Vancouver: Bike Boulevards
Posted by: MichelleMay 21 2008, 2:21 pm
I'm in Vancouver, BC, the first stop on a cross-continent train-and-bike trip. To find out why I'm taking the long way to New York read my first post.
The trails network in Vancouver is beautiful, connected and easy to follow; the bike boulevards are far longer and more completely engineered than anything we've done in Portland; and the bike lanes are wide and well marked. But in three days of biking around town (Sunday it was hot and gorgeous; Monday it was a national holiday and rainy; today is a work day with scattered clouds and sun; so in theory, I've seen every possible condition) I just haven't seen that many people biking!
Which makes me feel like we're getting a really fantastic deal in Portland, where a tiny investment in bike infrastructure has produced big returns in bicycling numbers.
As Roger Geller, Portland Bicycle Program Manager, likes to say, "Bicycling is a cheap date." If we took bicycling out to a five-star restaurant for a change, and made some boulevards as safe and pleasant as the ones I've ridden on in Vancouver, BC, I can't even imagine the kind of change we'd see in Portland's biking and walking numbers. I think they might just go through the roof.

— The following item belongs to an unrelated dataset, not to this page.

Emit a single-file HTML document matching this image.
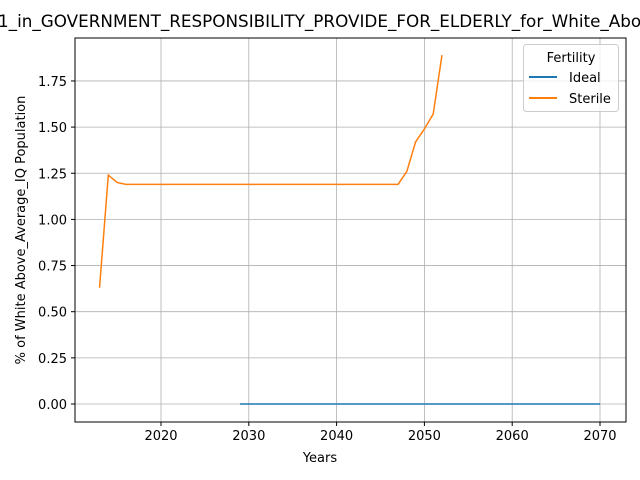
<!DOCTYPE html>
<html><head><meta charset="utf-8"><style>
html,body{margin:0;padding:0;background:#fff;overflow:hidden}
svg{display:block;font-family:"DejaVu Sans","Liberation Sans",sans-serif}
</style></head><body>
<svg id="chart" width="640" height="480" viewBox="0 0 640 480">
<text x="-2" y="27" font-size="16.8" fill="#000">1_in_GOVERNMENT_RESPONSIBILITY_PROVIDE_FOR_ELDERLY_for_White_Above_Average_IQ</text>
<g id="grid"></g>
<g id="series"></g>
<rect x="75" y="38" width="551" height="384" fill="none" stroke="#000" stroke-width="1"/>
<g id="axes"></g>
<text x="320" y="462" font-size="13" text-anchor="middle">Years</text>
<text transform="translate(25,230) rotate(-90)" font-size="13" text-anchor="middle">% of White Above_Average_IQ Population</text>
<g>
<rect x="523.5" y="44.5" width="95" height="67" rx="3" fill="#fff" fill-opacity="0.8" stroke="#ccc"/>
<text x="571" y="62" font-size="13" text-anchor="middle">Fertility</text>
<g><line x1="529" y1="77" x2="557" y2="77" stroke="#1f77b4" stroke-width="2"/><text x="569" y="82" font-size="13">Ideal</text></g>
<g><line x1="529" y1="98" x2="557" y2="98" stroke="#ff7f0e" stroke-width="2"/><text x="569" y="103" font-size="13">Sterile</text></g>
</g>
</svg>
<script>
const idealYears = [];
for (let y = 2029; y <= 2070; y++) idealYears.push(y);
const idealValues = idealYears.map(() => 0);
const sterileYears = [2013,2014,2015,2016,2017,2020,2025,2030,2035,2040,2045,2046,2047,2048,2049,2050,2051,2052];
const sterileValues = [0.63,1.24,1.20,1.19,1.19,1.19,1.19,1.19,1.19,1.19,1.19,1.19,1.19,1.26,1.42,1.49,1.57,1.89];
const xTicks = [2020,2030,2040,2050,2060,2070];
const yTicks = [0,0.25,0.5,0.75,1.0,1.25,1.5,1.75];

const NS = "http://www.w3.org/2000/svg";
const X = v => 161 + (v - 2020) * 8.78;
const Y = v => 404 - v * 184.6;
const grid = document.getElementById('grid'), axes = document.getElementById('axes'), series = document.getElementById('series');
function mk(tag, attrs, parent){const e=document.createElementNS(NS,tag);for(const k in attrs)e.setAttribute(k,attrs[k]);parent.appendChild(e);return e;}
xTicks.forEach(t => {
  const x = X(t);
  const g = mk('line',{x1:x,y1:38,x2:x,y2:422,stroke:'#b0b0b0','stroke-width':0.8},grid);
  
  
  mk('line',{x1:x,y1:422,x2:x,y2:426,stroke:'#000'},axes);
  const l = mk('text',{x:x,y:440,'font-size':13,'text-anchor':'middle'},axes);
  l.textContent = t;
  
  
});
yTicks.forEach(t => {
  const y = Y(t);
  const g = mk('line',{x1:75,y1:y,x2:626,y2:y,stroke:'#b0b0b0','stroke-width':0.8},grid);
  
  
  mk('line',{x1:71,y1:y,x2:75,y2:y,stroke:'#000'},axes);
  const l = mk('text',{x:67,y:y+5,'font-size':13,'text-anchor':'end'},axes);
  l.textContent = t.toFixed(2);
  
  
});
function line(xs, vs, color, name){
  const p = mk('polyline',{points:xs.map((x,i)=>X(x)+','+Y(vs[i])).join(' '),fill:'none',stroke:color,'stroke-width':1.5},series);
  
  
}
line(idealYears, idealValues, '#1f77b4', 'ideal-line');
line(sterileYears, sterileValues, '#ff7f0e', 'sterile-line');
</script>
</body></html>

What makes these bike boulevards so great? First, lots of diverters. Every 5-10 blocks I went through some kind of barrier that allowed bicycles and pedestrians, but forced car
traffic to turn. They were incredibly quiet streets, with very few cars going more than a few blocks.
Sometimes the diverters were just a barrier through the center of an intersection, blocking one or both directions of car traffic (like the two pictured at left) but sometimes, especially downtown, they were what I'll call a "mega-diverter." For one very short block, the road was turned into a pedestrian-and-bike-only street, with cars forced to turn at each end.
On these sections there was always nice landscaping; sometimes with benches, water fountains, playground equipment, even a shuffle board court; on one I found a little bodega (pictured at left) where I stopped and bought batteries for my back light. And of course, as nearly everywhere else I went in Vancouver, there were tons of pedestrians making use of this lovely public space.
In many places the boulevard I was on passed through a park or a cemetery (as in the photo below) which I imagine serves the dual purpose of diverting car traffic and providing a safe bike route for people heading to the park.
Perhaps also a third purpose of making the park safer by increasing the number of eyes on it, but not knowing the volume of bicyclists on these routes I can't say how many eyes that would be.
At these park crossings, and everywhere else, the boulevards were incredibly well signed. I had a map with me but wouldn't have needed it - at no place did I ever get "dropped" by the directional signs and stencils on the street. There were signs pointing out turns and crossings, signs indicating connections to other bike routes, large stencils on the ground, and bike icons on street signs as in the photo below.
All of these were as visible to motorists as to bicyclists, both those on the bike boulevard and those crossing it, which I imagine is a good way of letting people who don't bike know where and how numerous the good routes are.
The largest street I ever had to cross without a bike signal was two lanes wide, and even that only happened once. On every other big street crossing, the signal button was in the middle of the road, on a special island constructed for bicyclists, as shown in the photo below. The wait for a green light was always less than 30 seconds.
Sometimes the streets I was crossing were huge - highway sized - and I was surprised that the city was willing to bring all that traffic to a halt just for little old me. Over and over again. But I guess that's what it means to treat bikes as a "preferred" transportation mode.
It wasn't until the end of my day, at the edge of town, that I realized that I was far from the center, in a neighborhood that was clearly less affluent than the ones I'd biked through all day, but the boulevards were still just as awesome. The quality and ingenuity of all the traffic-calming and traffic-diverting and way-finding treatments didn't fall as I got farther away from town. Another good lesson for Portland and Oregon.